##### DATA SEGMENT

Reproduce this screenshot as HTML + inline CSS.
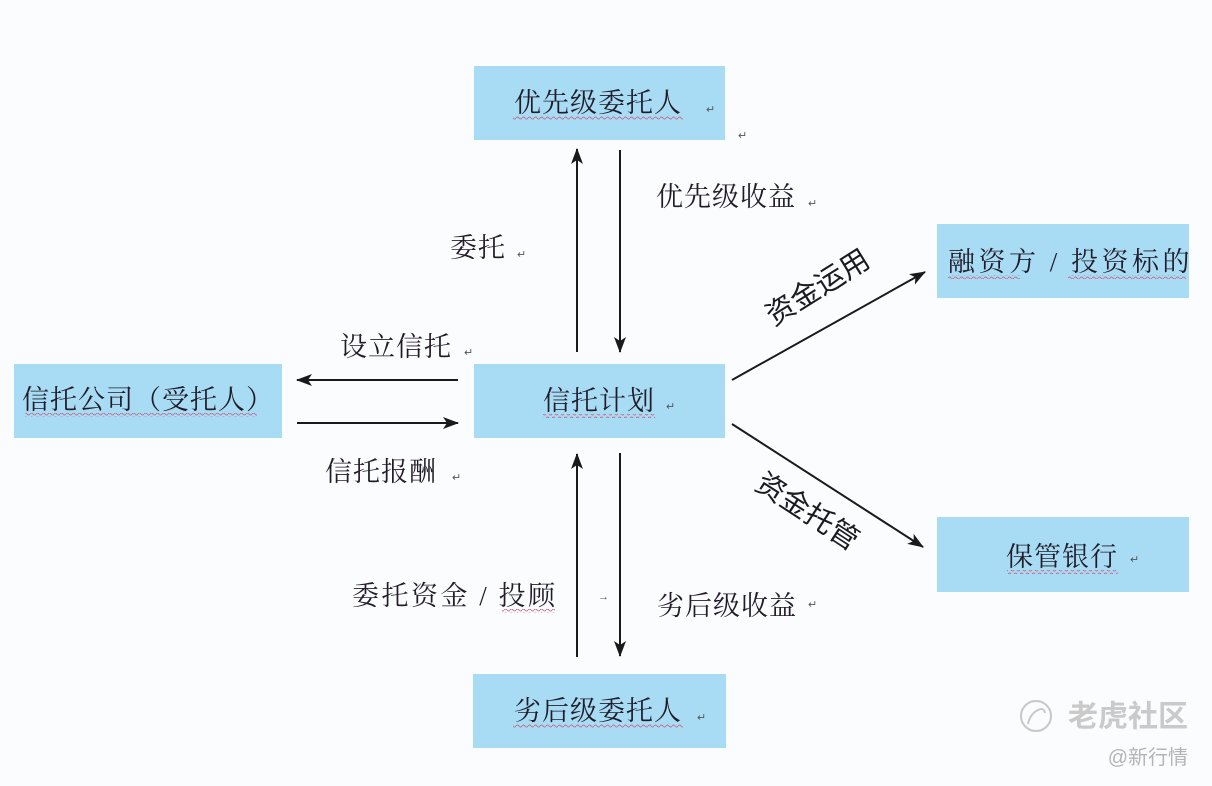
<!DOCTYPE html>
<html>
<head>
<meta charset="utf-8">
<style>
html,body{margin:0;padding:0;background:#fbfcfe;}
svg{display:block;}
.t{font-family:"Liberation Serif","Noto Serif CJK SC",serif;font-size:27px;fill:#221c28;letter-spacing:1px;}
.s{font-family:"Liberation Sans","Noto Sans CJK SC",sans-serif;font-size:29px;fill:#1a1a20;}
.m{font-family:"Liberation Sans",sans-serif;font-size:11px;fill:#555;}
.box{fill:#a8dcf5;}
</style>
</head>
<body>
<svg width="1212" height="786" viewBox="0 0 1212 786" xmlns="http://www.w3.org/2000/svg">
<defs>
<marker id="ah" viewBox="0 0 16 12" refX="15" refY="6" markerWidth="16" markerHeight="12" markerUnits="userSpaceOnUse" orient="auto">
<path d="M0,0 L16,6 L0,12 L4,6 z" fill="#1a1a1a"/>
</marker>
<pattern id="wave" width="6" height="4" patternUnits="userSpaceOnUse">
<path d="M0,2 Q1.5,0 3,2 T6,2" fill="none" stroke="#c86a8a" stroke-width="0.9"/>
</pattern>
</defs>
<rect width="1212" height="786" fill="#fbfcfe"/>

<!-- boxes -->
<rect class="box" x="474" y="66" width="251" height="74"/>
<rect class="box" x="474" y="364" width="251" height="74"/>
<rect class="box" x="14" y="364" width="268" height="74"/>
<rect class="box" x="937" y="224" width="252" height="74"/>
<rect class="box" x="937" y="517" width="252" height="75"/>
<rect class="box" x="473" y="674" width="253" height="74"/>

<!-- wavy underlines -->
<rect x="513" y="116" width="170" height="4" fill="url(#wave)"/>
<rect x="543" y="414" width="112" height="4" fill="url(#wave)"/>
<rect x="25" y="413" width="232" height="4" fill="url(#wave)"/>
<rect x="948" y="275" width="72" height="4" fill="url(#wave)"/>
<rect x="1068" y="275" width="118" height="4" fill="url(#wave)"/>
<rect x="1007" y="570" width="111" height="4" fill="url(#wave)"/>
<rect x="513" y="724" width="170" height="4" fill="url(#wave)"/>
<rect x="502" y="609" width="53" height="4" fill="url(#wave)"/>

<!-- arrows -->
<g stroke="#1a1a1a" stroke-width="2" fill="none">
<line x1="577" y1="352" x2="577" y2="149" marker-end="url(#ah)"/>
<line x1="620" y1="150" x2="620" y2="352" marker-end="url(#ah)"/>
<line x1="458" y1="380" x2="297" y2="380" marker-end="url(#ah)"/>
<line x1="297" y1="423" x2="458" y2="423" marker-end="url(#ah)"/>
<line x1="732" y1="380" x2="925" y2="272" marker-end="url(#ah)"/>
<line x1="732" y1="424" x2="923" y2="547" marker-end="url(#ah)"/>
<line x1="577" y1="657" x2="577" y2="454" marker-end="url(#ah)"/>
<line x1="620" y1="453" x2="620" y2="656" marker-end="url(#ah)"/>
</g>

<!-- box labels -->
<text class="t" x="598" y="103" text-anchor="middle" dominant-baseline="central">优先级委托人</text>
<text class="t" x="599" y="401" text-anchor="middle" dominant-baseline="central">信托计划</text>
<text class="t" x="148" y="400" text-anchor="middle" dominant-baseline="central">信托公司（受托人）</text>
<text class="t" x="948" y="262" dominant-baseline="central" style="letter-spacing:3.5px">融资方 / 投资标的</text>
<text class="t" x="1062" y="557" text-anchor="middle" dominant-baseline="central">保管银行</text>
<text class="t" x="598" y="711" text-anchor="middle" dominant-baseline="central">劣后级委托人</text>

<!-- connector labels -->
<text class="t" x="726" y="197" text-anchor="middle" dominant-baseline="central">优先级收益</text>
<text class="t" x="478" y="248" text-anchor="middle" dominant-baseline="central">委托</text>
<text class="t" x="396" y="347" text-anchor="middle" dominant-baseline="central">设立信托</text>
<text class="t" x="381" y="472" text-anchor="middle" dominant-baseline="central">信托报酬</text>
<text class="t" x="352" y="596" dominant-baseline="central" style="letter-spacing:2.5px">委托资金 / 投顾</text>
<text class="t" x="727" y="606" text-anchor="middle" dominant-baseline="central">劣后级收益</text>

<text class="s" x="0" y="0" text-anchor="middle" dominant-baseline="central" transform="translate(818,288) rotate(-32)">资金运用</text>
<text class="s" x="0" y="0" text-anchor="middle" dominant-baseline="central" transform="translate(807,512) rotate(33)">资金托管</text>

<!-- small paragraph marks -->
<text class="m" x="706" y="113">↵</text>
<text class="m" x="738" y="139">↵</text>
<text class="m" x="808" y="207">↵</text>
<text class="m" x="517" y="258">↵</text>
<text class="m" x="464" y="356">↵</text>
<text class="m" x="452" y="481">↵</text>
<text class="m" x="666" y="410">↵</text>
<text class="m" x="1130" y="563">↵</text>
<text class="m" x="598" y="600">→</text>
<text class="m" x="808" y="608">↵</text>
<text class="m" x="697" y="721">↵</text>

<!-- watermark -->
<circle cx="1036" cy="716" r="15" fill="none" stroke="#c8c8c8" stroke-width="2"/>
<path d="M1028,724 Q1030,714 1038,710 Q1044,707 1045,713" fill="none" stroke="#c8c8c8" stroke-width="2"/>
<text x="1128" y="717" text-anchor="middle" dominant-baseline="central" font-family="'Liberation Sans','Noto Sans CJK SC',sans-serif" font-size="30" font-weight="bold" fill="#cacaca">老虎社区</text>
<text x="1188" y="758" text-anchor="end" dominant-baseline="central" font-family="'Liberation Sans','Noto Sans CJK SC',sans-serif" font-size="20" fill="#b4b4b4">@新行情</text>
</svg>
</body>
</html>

##########

- WORK TO DO
Copy the material above in full and exactly, skipping pictures.

- SOLUTION TO THIS PROBLEM
Reproduce this screenshot as HTML + inline CSS.
<!DOCTYPE html>
<html>
<head>
<meta charset="utf-8">
<style>
html,body{margin:0;padding:0;background:#fbfcfe;}
svg{display:block;}
.t{font-family:"Liberation Serif","Noto Serif CJK SC",serif;font-size:27px;fill:#221c28;letter-spacing:1px;}
.s{font-family:"Liberation Sans","Noto Sans CJK SC",sans-serif;font-size:29px;fill:#1a1a20;}
.m{font-family:"Liberation Sans",sans-serif;font-size:11px;fill:#555;}
.box{fill:#a8dcf5;}
</style>
</head>
<body>
<svg width="1212" height="786" viewBox="0 0 1212 786" xmlns="http://www.w3.org/2000/svg">
<defs>
<marker id="ah" viewBox="0 0 16 12" refX="15" refY="6" markerWidth="16" markerHeight="12" markerUnits="userSpaceOnUse" orient="auto">
<path d="M0,0 L16,6 L0,12 L4,6 z" fill="#1a1a1a"/>
</marker>
<pattern id="wave" width="6" height="4" patternUnits="userSpaceOnUse">
<path d="M0,2 Q1.5,0 3,2 T6,2" fill="none" stroke="#c86a8a" stroke-width="0.9"/>
</pattern>
</defs>
<rect width="1212" height="786" fill="#fbfcfe"/>

<!-- boxes -->
<rect class="box" x="474" y="66" width="251" height="74"/>
<rect class="box" x="474" y="364" width="251" height="74"/>
<rect class="box" x="14" y="364" width="268" height="74"/>
<rect class="box" x="937" y="224" width="252" height="74"/>
<rect class="box" x="937" y="517" width="252" height="75"/>
<rect class="box" x="473" y="674" width="253" height="74"/>

<!-- wavy underlines -->
<rect x="513" y="116" width="170" height="4" fill="url(#wave)"/>
<rect x="543" y="414" width="112" height="4" fill="url(#wave)"/>
<rect x="25" y="413" width="232" height="4" fill="url(#wave)"/>
<rect x="948" y="275" width="72" height="4" fill="url(#wave)"/>
<rect x="1068" y="275" width="118" height="4" fill="url(#wave)"/>
<rect x="1007" y="570" width="111" height="4" fill="url(#wave)"/>
<rect x="513" y="724" width="170" height="4" fill="url(#wave)"/>
<rect x="502" y="609" width="53" height="4" fill="url(#wave)"/>

<!-- arrows -->
<g stroke="#1a1a1a" stroke-width="2" fill="none">
<line x1="577" y1="352" x2="577" y2="149" marker-end="url(#ah)"/>
<line x1="620" y1="150" x2="620" y2="352" marker-end="url(#ah)"/>
<line x1="458" y1="380" x2="297" y2="380" marker-end="url(#ah)"/>
<line x1="297" y1="423" x2="458" y2="423" marker-end="url(#ah)"/>
<line x1="732" y1="380" x2="925" y2="272" marker-end="url(#ah)"/>
<line x1="732" y1="424" x2="923" y2="547" marker-end="url(#ah)"/>
<line x1="577" y1="657" x2="577" y2="454" marker-end="url(#ah)"/>
<line x1="620" y1="453" x2="620" y2="656" marker-end="url(#ah)"/>
</g>

<!-- box labels -->
<text class="t" x="598" y="103" text-anchor="middle" dominant-baseline="central">优先级委托人</text>
<text class="t" x="599" y="401" text-anchor="middle" dominant-baseline="central">信托计划</text>
<text class="t" x="148" y="400" text-anchor="middle" dominant-baseline="central">信托公司（受托人）</text>
<text class="t" x="948" y="262" dominant-baseline="central" style="letter-spacing:3.5px">融资方 / 投资标的</text>
<text class="t" x="1062" y="557" text-anchor="middle" dominant-baseline="central">保管银行</text>
<text class="t" x="598" y="711" text-anchor="middle" dominant-baseline="central">劣后级委托人</text>

<!-- connector labels -->
<text class="t" x="726" y="197" text-anchor="middle" dominant-baseline="central">优先级收益</text>
<text class="t" x="478" y="248" text-anchor="middle" dominant-baseline="central">委托</text>
<text class="t" x="396" y="347" text-anchor="middle" dominant-baseline="central">设立信托</text>
<text class="t" x="381" y="472" text-anchor="middle" dominant-baseline="central">信托报酬</text>
<text class="t" x="352" y="596" dominant-baseline="central" style="letter-spacing:2.5px">委托资金 / 投顾</text>
<text class="t" x="727" y="606" text-anchor="middle" dominant-baseline="central">劣后级收益</text>

<text class="s" x="0" y="0" text-anchor="middle" dominant-baseline="central" transform="translate(818,288) rotate(-32)">资金运用</text>
<text class="s" x="0" y="0" text-anchor="middle" dominant-baseline="central" transform="translate(807,512) rotate(33)">资金托管</text>

<!-- small paragraph marks -->
<text class="m" x="706" y="113">↵</text>
<text class="m" x="738" y="139">↵</text>
<text class="m" x="808" y="207">↵</text>
<text class="m" x="517" y="258">↵</text>
<text class="m" x="464" y="356">↵</text>
<text class="m" x="452" y="481">↵</text>
<text class="m" x="666" y="410">↵</text>
<text class="m" x="1130" y="563">↵</text>
<text class="m" x="598" y="600">→</text>
<text class="m" x="808" y="608">↵</text>
<text class="m" x="697" y="721">↵</text>

<!-- watermark -->
<circle cx="1036" cy="716" r="15" fill="none" stroke="#c8c8c8" stroke-width="2"/>
<path d="M1028,724 Q1030,714 1038,710 Q1044,707 1045,713" fill="none" stroke="#c8c8c8" stroke-width="2"/>
<text x="1128" y="717" text-anchor="middle" dominant-baseline="central" font-family="'Liberation Sans','Noto Sans CJK SC',sans-serif" font-size="30" font-weight="bold" fill="#cacaca">老虎社区</text>
<text x="1188" y="758" text-anchor="end" dominant-baseline="central" font-family="'Liberation Sans','Noto Sans CJK SC',sans-serif" font-size="20" fill="#b4b4b4">@新行情</text>
</svg>
</body>
</html>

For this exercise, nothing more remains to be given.